Malas Baca tapi Cerewet di Medsos (Refleksi Hari Buku Nasional 17 Mei)

Malas Baca tapi Cerewet di Medsos (Refleksi Hari Buku Nasional 17 Mei)

--

Oleh Hairul, S.Sos.

Penulis Tinggal di Sungailiat Kabupaten Bangka

 

 

"AKU rela dipenjara asalkan bersama buku, karena dengan buku aku bebas,’’ demikian kata Bung Hatta ketika akan diasingkan ke Boven Digoel Papua. 

Maka, Bung Hatta minta kepada Pemerintah Hindia Belanda bisa membawa koleksi-koleksi buku. Bung Hatta diizinkan membawa buku-buku itu. Tetapi persoalan muncul bagaimana membawanya sampai ke Papua. Apalagi, saat itu tahun 1935, tentu bukanlah hal yang mudah. Sebab, buku yang dibawa berisi 16 peti besi yang totalnya empat meter kubik. Pengepakannya saja butuh tiga hari. 

Pada 28 Januari 1935, Bung Hatta sampai di Tanah Merah (sekarang ibu kota Boven Digoel). Repot juga membawa 16 peti buku itu dari pelabuhan ke tempat pengasingan. 

Untung ada orang Kaya-Kaya (penduduk asli) yang membantu menggotong peti itu. Mereka diberi ongkos satu uang kelip untuk tiap-tiap petinya. Waktu itu nilai uang kelip sebesar 5 sen. 

Bentuknya bundar dan berlubang di tengahnya. Berkat bantuan orang Kaya-Kaya itu, Bung Hatta bebas mengisi hari-hari pengasingannya di Boven Digoel dengan membaca buku.

Selain Bung Hatta, Bung Karno dan Tan Malaka juga melakukan hal yang sama. Tan Malaka dalam pergerakannya ketika dikepung musuh lebih menyelamatkan buku-buku daripada harta lainnya. 

Bung Karno menyibukkan diri di dalam penjara dengan buku-buku. Pramoedya Ananta Toer berkarya justru dari balik penjara. Bahkan lagi, dalam perjalanan ketika hendak dihukum mati, Amir Syarifuddin menyempatkan diri membaca karangan William Shakespeare. Artinya, penjajahan ternyata tak berhasil membuat mereka untuk tidak produktif dan positif.

Bagaimana dengan sekarang? Tentu tak akan ada kerelaan tersebut. Kebebasan-kebebasan yang didapat masyarakat hari ini, berbanding terbalik dan tak melulu mengisi hari-harinya dengan membaca buku. 

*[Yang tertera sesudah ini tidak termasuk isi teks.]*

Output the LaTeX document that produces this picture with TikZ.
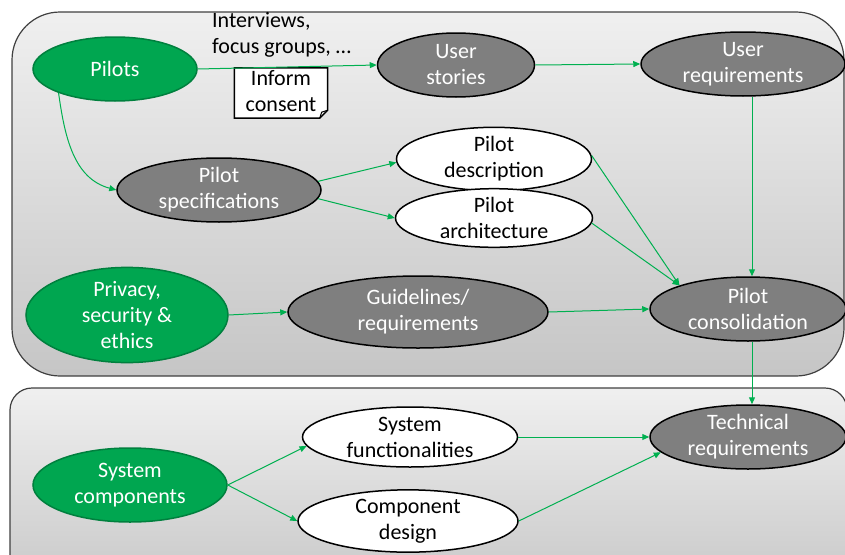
\documentclass[tikz,border=0pt]{standalone}
\usepackage{fontspec}
\setmainfont{Carlito}
\usetikzlibrary{shapes.geometric,arrows.meta}
\definecolor{pgreen}{HTML}{00A650}
\definecolor{dgreen}{HTML}{00803E}
\definecolor{pgray}{HTML}{7F7F7F}
\definecolor{agreen}{HTML}{00B050}
\definecolor{pborder}{HTML}{404040}
\newcommand{\dfs}{\fontsize{22}{26}\selectfont}
\tikzset{
  base/.style={ellipse, inner sep=0pt, align=center, font=\dfs, line width=1.5pt},
  gnode/.style={base, fill=pgreen, draw=dgreen, text=white},
  knode/.style={base, fill=pgray, draw=black, text=white},
  wnode/.style={base, fill=white, draw=black, text=black},
  sz/.style 2 args={minimum width=#1pt, minimum height=#2pt},
  arr/.style={draw=agreen, line width=1pt, -{Triangle[length=7pt,width=6pt]}},
  panel/.style={draw=pborder, line width=1.2pt, top color=gray!12, bottom color=gray!45},
  lbl/.style={font=\dfs, inner sep=0pt, align=left}
}
\begin{document}
\begin{tikzpicture}[x=1pt,y=-1pt]
\clip (0,0) rectangle (845,554);
% panels
\path[panel, rounded corners=48pt] (12,12) rectangle (844,376);
\path[panel, rounded corners=22pt] (10,388) rectangle (847,600);
% nodes
\node[gnode, sz={164}{64}] (pilots) at (115,69) {Pilots};
\node[knode, sz={157}{64}] (ustories) at (456,65) {User\\stories};
\node[knode, sz={204}{64}] (ureq) at (743,64) {User\\requirements};
\node[knode, sz={204}{64}] (pspec) at (219,190) {Pilot\\specifications};
\node[wnode, sz={195}{54}] (pdesc) at (494,159) {Pilot\\description};
\node[wnode, sz={197}{54}] (parch) at (494,218) {Pilot\\architecture};
\node[gnode, sz={202}{84}] (privacy) at (127,315) {Privacy,\\security \&\\ethics};
\node[knode, sz={260}{72}] (guid) at (418,312) {Guidelines/\\requirements};
\node[knode, sz={196}{64}] (pcons) at (748,309) {Pilot\\consolidation};
\node[knode, sz={196}{64}] (tech) at (748,437) {Technical\\requirements};
\node[wnode, sz={215}{60}] (sysfunc) at (410,437) {System\\functionalities};
\node[wnode, sz={220}{58}] (compdes) at (408,521) {Component\\design};
\node[gnode, sz={194}{74}] (syscomp) at (130,485) {System\\components};
% label and note
\node[lbl, anchor=west] (interviews) at (212,35) {Interviews,\\focus groups, …};
\node[inner sep=0pt, minimum width=93pt, minimum height=50pt] (inform) at (281,93) {};
\draw[line width=1.5pt, fill=white] (inform.north west) -- (inform.north east)
  -- ([yshift=8pt]inform.south east) -- ([xshift=-8pt]inform.south east)
  -- (inform.south west) -- cycle;
\draw[line width=1pt] ([yshift=8pt]inform.south east) -- ([xshift=-6pt,yshift=6pt]inform.south east) -- ([xshift=-8pt]inform.south east);
\node[lbl, align=center] (informtxt) at ([yshift=2pt]inform.center) {Inform\\consent};
% connectors
\draw[arr] (pilots.east) -- (ustories.west);
\draw[arr] (ustories.east) -- (ureq.west);
\draw[arr] (pilots.203) to[out=-82, in=165] (pspec.west);
\draw[arr] (pspec.5) -- (pdesc.182);
\draw[arr] (pspec.-5) -- (parch.west);
\draw[arr] (pdesc.2) -- (pcons.161);
\draw[arr] (parch.-3) -- (pcons.161);
\draw[arr] ([xshift=9pt]ureq.south) -- ([xshift=4pt]pcons.north);
\draw[arr] (privacy.east) -- (guid.west);
\draw[arr] (guid.east) -- (pcons.west);
\draw[arr] ([xshift=4pt]pcons.south) -- ([xshift=4pt]tech.north);
\draw[arr] (syscomp.east) -- (sysfunc.185);
\draw[arr] (syscomp.east) -- (compdes.west);
\draw[arr] (sysfunc.east) -- (tech.west);
\draw[arr] (compdes.east) -- (tech.190);
\end{tikzpicture}
\end{document}
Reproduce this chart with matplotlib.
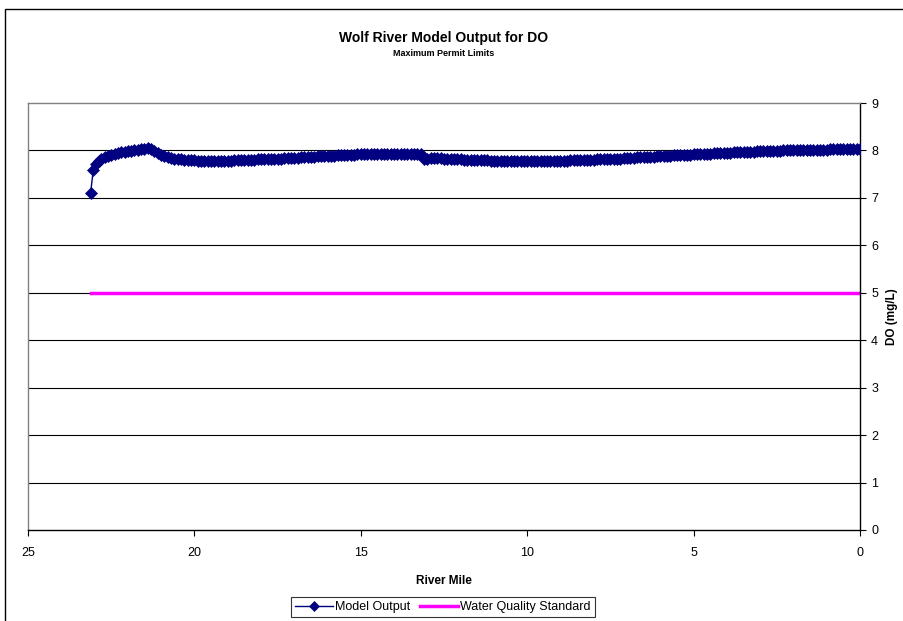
import matplotlib
matplotlib.use("Agg")
import matplotlib.pyplot as plt
from matplotlib.patches import Rectangle

plt.rcParams['font.family'] = ['Liberation Sans', 'DejaVu Sans']

# river mile / dissolved oxygen (one row per mile)
river_mile = [23.12, 23.04, 22.96, 22.88,
              22.8, 22.7, 22.6, 22.5, 22.4, 22.3, 22.2, 22.1, 22.0, 21.9,
              21.8, 21.7, 21.6, 21.5, 21.4, 21.3, 21.2, 21.1, 21.0, 20.9,
              20.8, 20.7, 20.6, 20.5, 20.4, 20.3, 20.2, 20.1, 20.0, 19.9,
              19.8, 19.7, 19.6, 19.5, 19.4, 19.3, 19.2, 19.1, 19.0, 18.9,
              18.8, 18.7, 18.6, 18.5, 18.4, 18.3, 18.2, 18.1, 18.0, 17.9,
              17.8, 17.7, 17.6, 17.5, 17.4, 17.3, 17.2, 17.1, 17.0, 16.9,
              16.8, 16.7, 16.6, 16.5, 16.4, 16.3, 16.2, 16.1, 16.0, 15.9,
              15.8, 15.7, 15.6, 15.5, 15.4, 15.3, 15.2, 15.1, 15.0, 14.9,
              14.8, 14.7, 14.6, 14.5, 14.4, 14.3, 14.2, 14.1, 14.0, 13.9,
              13.8, 13.7, 13.6, 13.5, 13.4, 13.3, 13.2, 13.1, 13.0, 12.9,
              12.8, 12.7, 12.6, 12.5, 12.4, 12.3, 12.2, 12.1, 12.0, 11.9,
              11.8, 11.7, 11.6, 11.5, 11.4, 11.3, 11.2, 11.1, 11.0, 10.9,
              10.8, 10.7, 10.6, 10.5, 10.4, 10.3, 10.2, 10.1, 10.0, 9.9,
              9.8, 9.7, 9.6, 9.5, 9.4, 9.3, 9.2, 9.1, 9.0, 8.9,
              8.8, 8.7, 8.6, 8.5, 8.4, 8.3, 8.2, 8.1, 8.0, 7.9,
              7.8, 7.7, 7.6, 7.5, 7.4, 7.3, 7.2, 7.1, 7.0, 6.9,
              6.8, 6.7, 6.6, 6.5, 6.4, 6.3, 6.2, 6.1, 6.0, 5.9,
              5.8, 5.7, 5.6, 5.5, 5.4, 5.3, 5.2, 5.1, 5.0, 4.9,
              4.8, 4.7, 4.6, 4.5, 4.4, 4.3, 4.2, 4.1, 4.0, 3.9,
              3.8, 3.7, 3.6, 3.5, 3.4, 3.3, 3.2, 3.1, 3.0, 2.9,
              2.8, 2.7, 2.6, 2.5, 2.4, 2.3, 2.2, 2.1, 2.0, 1.9,
              1.8, 1.7, 1.6, 1.5, 1.4, 1.3, 1.2, 1.1, 1.0, 0.9,
              0.8, 0.7, 0.6, 0.5, 0.4, 0.3, 0.2, 0.1, 0.0]
do_model = [7.10, 7.58, 7.72, 7.78,
            7.83, 7.86, 7.89, 7.91, 7.93, 7.95, 7.96, 7.97, 7.98, 7.99,
            8.00, 8.01, 8.02, 8.03, 8.05, 8.02, 7.98, 7.94, 7.91, 7.88,
            7.86, 7.84, 7.83, 7.82, 7.81, 7.80, 7.80, 7.79, 7.79, 7.78,
            7.78, 7.78, 7.78, 7.78, 7.78, 7.78, 7.78, 7.78, 7.78, 7.78,
            7.79, 7.79, 7.79, 7.80, 7.80, 7.80, 7.80, 7.81, 7.81, 7.81,
            7.82, 7.82, 7.82, 7.83, 7.83, 7.84, 7.84, 7.85, 7.85, 7.85,
            7.86, 7.86, 7.86, 7.87, 7.87, 7.88, 7.88, 7.88, 7.89, 7.89,
            7.89, 7.90, 7.90, 7.90, 7.91, 7.91, 7.91, 7.92, 7.92, 7.92,
            7.92, 7.92, 7.92, 7.92, 7.92, 7.93, 7.93, 7.93, 7.93, 7.93,
            7.93, 7.93, 7.93, 7.93, 7.93, 7.93, 7.93, 7.81, 7.83, 7.84,
            7.84, 7.84, 7.84, 7.83, 7.83, 7.82, 7.82, 7.81, 7.81, 7.80,
            7.80, 7.80, 7.80, 7.79, 7.79, 7.79, 7.79, 7.78, 7.78, 7.78,
            7.78, 7.78, 7.78, 7.78, 7.78, 7.77, 7.77, 7.77, 7.77, 7.77,
            7.77, 7.77, 7.77, 7.77, 7.77, 7.78, 7.78, 7.78, 7.78, 7.78,
            7.78, 7.79, 7.79, 7.79, 7.79, 7.80, 7.80, 7.80, 7.80, 7.81,
            7.81, 7.82, 7.82, 7.82, 7.83, 7.83, 7.83, 7.84, 7.84, 7.85,
            7.85, 7.86, 7.86, 7.86, 7.87, 7.87, 7.87, 7.88, 7.88, 7.89,
            7.89, 7.89, 7.90, 7.90, 7.90, 7.91, 7.91, 7.91, 7.92, 7.92,
            7.92, 7.93, 7.93, 7.93, 7.94, 7.94, 7.94, 7.95, 7.95, 7.95,
            7.96, 7.96, 7.96, 7.96, 7.97, 7.97, 7.97, 7.98, 7.98, 7.98,
            7.98, 7.99, 7.99, 7.99, 7.99, 8.00, 8.00, 8.00, 8.00, 8.00,
            8.00, 8.01, 8.01, 8.01, 8.01, 8.01, 8.01, 8.01, 8.01, 8.02,
            8.02, 8.02, 8.02, 8.02, 8.02, 8.02, 8.02, 8.02, 8.02]

wqs_mile = [23.12, 0.0]
wqs_value = [5, 5]

x_ticks = [25, 20, 15, 10, 5, 0]
y_ticks = [0, 1, 2, 3, 4, 5, 6, 7, 8, 9]

fig = plt.figure(figsize=(9.04, 6.21), dpi=100)
ax = fig.add_axes([28/904, 91/621, 832/904, 427/621])

# outer chart border (Excel style)
fig.patches.append(Rectangle((5/904, -0.05), 1.0, (621-9)/621 + 0.05,
                             transform=fig.transFigure, fill=False,
                             edgecolor='black', linewidth=1.0))

for y in y_ticks[1:-1]:
    ax.axhline(y, color='black', linewidth=0.8, zorder=1)

ax.plot(river_mile, do_model, color='#000080', marker='D', markersize=6.5,
        markeredgewidth=0.5, linewidth=1, label='Model Output', zorder=3)
ax.plot(wqs_mile, wqs_value, color='#FF00FF', linewidth=2.5,
        label='Water Quality Standard', zorder=2)

ax.set_xlim(25, 0)
ax.set_ylim(0, 9)
ax.set_xticks(x_ticks)
ax.set_yticks(y_ticks)
ax.yaxis.tick_right()
ax.yaxis.set_label_position('right')
ax.tick_params(axis='both', labelsize=9, length=4, width=0.8, color='black')
ax.tick_params(axis='x', pad=8)
ax.tick_params(axis='y', pad=4)

for side in ['top', 'left']:
    ax.spines[side].set_color('#808080')
    ax.spines[side].set_linewidth(1)
for side in ['bottom', 'right']:
    ax.spines[side].set_color('black')
    ax.spines[side].set_linewidth(1)

ax.set_xlabel('River Mile', fontsize=8.5, fontweight='bold', labelpad=12)
ax.set_ylabel('DO (mg/L)', fontsize=8.5, fontweight='bold', labelpad=6)

fig.text(444/904, 1 - 38/621, 'Wolf River Model Output for DO', ha='center',
         va='center', fontsize=10, fontweight='bold')
fig.text(444/904, 1 - 54/621, 'Maximum Permit Limits', ha='center',
         va='center', fontsize=6.5, fontweight='bold')

leg = fig.legend(loc='center', bbox_to_anchor=(443/904, 1 - 607/621), ncol=2,
                 fontsize=9, frameon=True, fancybox=False, edgecolor='black',
                 handlelength=3.0, handletextpad=0.2, columnspacing=0.8,
                 borderpad=0.3, borderaxespad=0)
leg.get_frame().set_linewidth(0.8)
for h in leg.legend_handles:
    if h.get_marker() == 'D':
        h.set_markersize(5)

fig.savefig('out.png', dpi=100)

UNESCO  mengungkapkan fakta jika Indonesia urutan kedua dari bawah soal literasi dunia. Artinya minat baca sangat rendah. Menurut data UNESCO, minat baca masyarakat Indonesia sangat memprihatinkan, hanya 0,001%. Artinya, dari 1.000 orang Indonesia, cuma satu orang yang rajin membaca. 

Riset berbeda bertajuk World’s Most Literate Nations Ranked yang dilakukan oleh Central Connecticut State Univesity pada Maret 2016, Indonesia dinyatakan menduduki peringkat ke-60 dari 61 negara soal minat membaca, persis berada di bawah Thailand (59) dan di atas Bostwana (61). Padahal, dari segi penilaian infrastuktur untuk mendukung membaca, peringkat Indonesia berada di atas negara-negara Eropa.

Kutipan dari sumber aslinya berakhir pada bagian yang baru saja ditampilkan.